- [Problem details]:
Omit pictures and quote the listing below line by line, from its start through the line that holds "const mainYDomain = [31.5, 36.5];".
--- Start of Material provided ---
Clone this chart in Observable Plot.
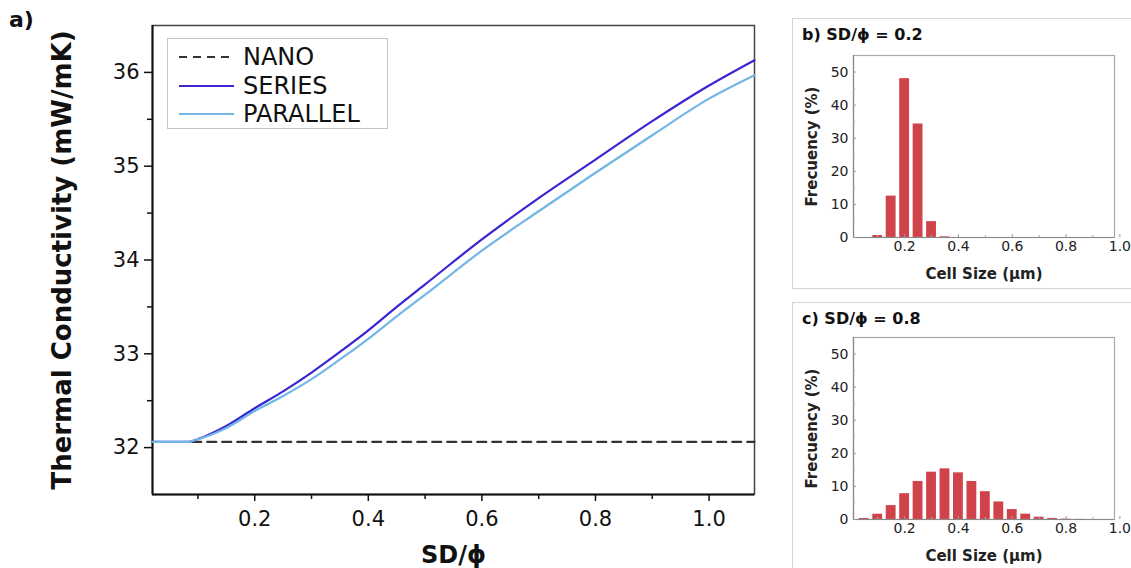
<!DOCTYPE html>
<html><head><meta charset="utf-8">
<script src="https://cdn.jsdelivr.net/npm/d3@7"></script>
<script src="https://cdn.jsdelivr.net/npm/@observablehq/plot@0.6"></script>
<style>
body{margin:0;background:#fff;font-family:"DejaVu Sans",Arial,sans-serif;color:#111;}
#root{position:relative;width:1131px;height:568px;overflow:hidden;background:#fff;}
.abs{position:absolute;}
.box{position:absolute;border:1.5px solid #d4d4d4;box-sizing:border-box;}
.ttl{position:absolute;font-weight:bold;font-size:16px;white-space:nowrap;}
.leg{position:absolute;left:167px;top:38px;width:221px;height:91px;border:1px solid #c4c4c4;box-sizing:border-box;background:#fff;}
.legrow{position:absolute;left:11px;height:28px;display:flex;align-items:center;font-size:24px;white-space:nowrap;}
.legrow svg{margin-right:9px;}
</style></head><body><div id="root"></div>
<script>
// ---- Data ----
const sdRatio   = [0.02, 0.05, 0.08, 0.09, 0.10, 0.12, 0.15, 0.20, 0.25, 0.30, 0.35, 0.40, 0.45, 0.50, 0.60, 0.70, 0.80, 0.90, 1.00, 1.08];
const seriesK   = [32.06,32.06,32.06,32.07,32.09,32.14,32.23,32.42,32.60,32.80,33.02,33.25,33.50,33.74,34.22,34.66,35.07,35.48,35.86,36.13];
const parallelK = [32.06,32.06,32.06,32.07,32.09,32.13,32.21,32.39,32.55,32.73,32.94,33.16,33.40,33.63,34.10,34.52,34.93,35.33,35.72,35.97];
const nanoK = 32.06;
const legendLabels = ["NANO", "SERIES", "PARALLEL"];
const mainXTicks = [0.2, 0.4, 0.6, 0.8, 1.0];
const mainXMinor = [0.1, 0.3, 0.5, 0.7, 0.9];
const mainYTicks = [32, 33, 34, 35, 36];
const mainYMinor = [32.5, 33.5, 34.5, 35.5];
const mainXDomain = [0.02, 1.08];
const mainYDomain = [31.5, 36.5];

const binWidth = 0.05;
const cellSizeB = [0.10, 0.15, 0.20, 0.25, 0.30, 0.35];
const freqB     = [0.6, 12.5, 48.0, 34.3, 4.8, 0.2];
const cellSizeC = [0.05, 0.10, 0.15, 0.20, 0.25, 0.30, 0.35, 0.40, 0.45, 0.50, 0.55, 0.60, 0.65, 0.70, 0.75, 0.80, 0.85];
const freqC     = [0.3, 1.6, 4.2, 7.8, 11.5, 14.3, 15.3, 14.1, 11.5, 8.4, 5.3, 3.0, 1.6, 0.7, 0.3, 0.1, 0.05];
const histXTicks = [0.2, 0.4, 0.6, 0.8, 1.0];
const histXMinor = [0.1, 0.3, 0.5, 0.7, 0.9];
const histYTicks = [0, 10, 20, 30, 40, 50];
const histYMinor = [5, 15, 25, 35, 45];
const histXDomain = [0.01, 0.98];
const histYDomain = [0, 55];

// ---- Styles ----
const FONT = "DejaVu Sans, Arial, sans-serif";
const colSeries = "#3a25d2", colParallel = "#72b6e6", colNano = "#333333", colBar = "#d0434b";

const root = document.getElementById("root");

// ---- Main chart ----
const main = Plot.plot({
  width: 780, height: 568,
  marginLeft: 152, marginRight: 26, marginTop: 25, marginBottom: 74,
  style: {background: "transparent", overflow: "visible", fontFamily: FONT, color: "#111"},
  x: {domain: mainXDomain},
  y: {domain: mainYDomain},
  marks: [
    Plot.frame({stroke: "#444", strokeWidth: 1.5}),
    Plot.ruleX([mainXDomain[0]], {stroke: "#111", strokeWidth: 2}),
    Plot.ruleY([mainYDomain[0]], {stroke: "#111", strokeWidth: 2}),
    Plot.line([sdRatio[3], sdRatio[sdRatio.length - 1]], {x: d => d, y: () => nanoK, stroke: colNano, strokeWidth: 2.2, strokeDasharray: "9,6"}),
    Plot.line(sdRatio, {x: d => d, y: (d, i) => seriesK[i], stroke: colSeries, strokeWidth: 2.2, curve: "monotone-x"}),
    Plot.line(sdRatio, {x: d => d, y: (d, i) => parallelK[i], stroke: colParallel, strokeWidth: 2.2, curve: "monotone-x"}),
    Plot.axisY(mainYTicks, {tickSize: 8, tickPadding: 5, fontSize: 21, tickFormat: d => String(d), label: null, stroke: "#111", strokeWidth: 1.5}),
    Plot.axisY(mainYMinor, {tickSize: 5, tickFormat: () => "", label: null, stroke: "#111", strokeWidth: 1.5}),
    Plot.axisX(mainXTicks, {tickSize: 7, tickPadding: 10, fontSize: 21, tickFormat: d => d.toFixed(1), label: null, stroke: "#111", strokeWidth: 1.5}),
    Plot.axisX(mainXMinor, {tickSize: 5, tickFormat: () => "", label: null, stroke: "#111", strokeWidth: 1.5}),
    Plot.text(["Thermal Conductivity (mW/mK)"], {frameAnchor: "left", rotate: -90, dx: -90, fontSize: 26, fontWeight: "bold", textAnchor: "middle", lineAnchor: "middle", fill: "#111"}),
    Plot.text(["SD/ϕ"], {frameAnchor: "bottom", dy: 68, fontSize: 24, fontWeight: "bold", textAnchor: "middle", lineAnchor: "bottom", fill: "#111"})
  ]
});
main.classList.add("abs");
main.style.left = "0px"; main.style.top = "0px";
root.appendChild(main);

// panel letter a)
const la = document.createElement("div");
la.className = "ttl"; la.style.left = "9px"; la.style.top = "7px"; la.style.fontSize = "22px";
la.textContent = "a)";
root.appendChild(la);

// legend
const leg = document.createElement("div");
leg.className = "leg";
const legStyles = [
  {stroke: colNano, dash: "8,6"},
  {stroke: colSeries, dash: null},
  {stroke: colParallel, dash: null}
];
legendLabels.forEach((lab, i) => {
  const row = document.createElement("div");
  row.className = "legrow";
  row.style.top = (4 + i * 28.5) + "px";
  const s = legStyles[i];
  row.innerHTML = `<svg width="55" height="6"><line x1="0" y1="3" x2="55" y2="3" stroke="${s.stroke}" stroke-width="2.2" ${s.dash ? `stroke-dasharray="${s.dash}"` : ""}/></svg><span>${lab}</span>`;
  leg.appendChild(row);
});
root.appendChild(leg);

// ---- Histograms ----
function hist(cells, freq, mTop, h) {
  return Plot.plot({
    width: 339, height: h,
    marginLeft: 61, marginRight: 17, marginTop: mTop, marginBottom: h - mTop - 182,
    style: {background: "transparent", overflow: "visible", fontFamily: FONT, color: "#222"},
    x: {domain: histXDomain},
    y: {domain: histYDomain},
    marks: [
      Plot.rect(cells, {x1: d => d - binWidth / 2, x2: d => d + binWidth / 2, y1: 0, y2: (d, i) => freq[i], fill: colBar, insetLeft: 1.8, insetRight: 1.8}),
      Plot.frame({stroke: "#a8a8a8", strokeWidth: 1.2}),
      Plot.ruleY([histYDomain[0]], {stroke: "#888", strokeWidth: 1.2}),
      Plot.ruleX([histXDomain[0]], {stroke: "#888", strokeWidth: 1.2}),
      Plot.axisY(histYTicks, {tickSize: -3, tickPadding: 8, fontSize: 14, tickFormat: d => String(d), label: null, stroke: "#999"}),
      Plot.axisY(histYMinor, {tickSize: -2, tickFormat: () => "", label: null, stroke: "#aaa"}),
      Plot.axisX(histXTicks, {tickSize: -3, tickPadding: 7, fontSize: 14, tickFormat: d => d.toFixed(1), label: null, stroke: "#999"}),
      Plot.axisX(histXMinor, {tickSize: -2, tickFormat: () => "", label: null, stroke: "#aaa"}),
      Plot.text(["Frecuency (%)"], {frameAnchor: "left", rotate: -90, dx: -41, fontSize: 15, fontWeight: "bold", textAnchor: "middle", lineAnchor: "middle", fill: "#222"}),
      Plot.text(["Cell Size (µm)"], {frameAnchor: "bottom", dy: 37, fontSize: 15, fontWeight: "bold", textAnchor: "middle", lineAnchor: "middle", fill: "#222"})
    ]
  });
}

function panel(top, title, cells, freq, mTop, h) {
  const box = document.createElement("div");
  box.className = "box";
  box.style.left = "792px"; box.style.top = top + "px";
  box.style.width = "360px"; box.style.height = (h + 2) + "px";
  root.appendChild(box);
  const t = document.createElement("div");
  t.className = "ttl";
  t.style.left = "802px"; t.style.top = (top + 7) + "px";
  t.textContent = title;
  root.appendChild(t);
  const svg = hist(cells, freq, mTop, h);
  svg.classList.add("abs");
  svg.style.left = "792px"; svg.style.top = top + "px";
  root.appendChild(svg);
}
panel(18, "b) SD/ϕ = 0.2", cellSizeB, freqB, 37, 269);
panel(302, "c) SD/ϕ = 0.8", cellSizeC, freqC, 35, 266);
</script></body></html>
--- End of Material provided ---
- [Written solution]:
Clone this chart in Observable Plot.
<!DOCTYPE html>
<html><head><meta charset="utf-8">
<script src="https://cdn.jsdelivr.net/npm/d3@7"></script>
<script src="https://cdn.jsdelivr.net/npm/@observablehq/plot@0.6"></script>
<style>
body{margin:0;background:#fff;font-family:"DejaVu Sans",Arial,sans-serif;color:#111;}
#root{position:relative;width:1131px;height:568px;overflow:hidden;background:#fff;}
.abs{position:absolute;}
.box{position:absolute;border:1.5px solid #d4d4d4;box-sizing:border-box;}
.ttl{position:absolute;font-weight:bold;font-size:16px;white-space:nowrap;}
.leg{position:absolute;left:167px;top:38px;width:221px;height:91px;border:1px solid #c4c4c4;box-sizing:border-box;background:#fff;}
.legrow{position:absolute;left:11px;height:28px;display:flex;align-items:center;font-size:24px;white-space:nowrap;}
.legrow svg{margin-right:9px;}
</style></head><body><div id="root"></div>
<script>
// ---- Data ----
const sdRatio   = [0.02, 0.05, 0.08, 0.09, 0.10, 0.12, 0.15, 0.20, 0.25, 0.30, 0.35, 0.40, 0.45, 0.50, 0.60, 0.70, 0.80, 0.90, 1.00, 1.08];
const seriesK   = [32.06,32.06,32.06,32.07,32.09,32.14,32.23,32.42,32.60,32.80,33.02,33.25,33.50,33.74,34.22,34.66,35.07,35.48,35.86,36.13];
const parallelK = [32.06,32.06,32.06,32.07,32.09,32.13,32.21,32.39,32.55,32.73,32.94,33.16,33.40,33.63,34.10,34.52,34.93,35.33,35.72,35.97];
const nanoK = 32.06;
const legendLabels = ["NANO", "SERIES", "PARALLEL"];
const mainXTicks = [0.2, 0.4, 0.6, 0.8, 1.0];
const mainXMinor = [0.1, 0.3, 0.5, 0.7, 0.9];
const mainYTicks = [32, 33, 34, 35, 36];
const mainYMinor = [32.5, 33.5, 34.5, 35.5];
const mainXDomain = [0.02, 1.08];
const mainYDomain = [31.5, 36.5];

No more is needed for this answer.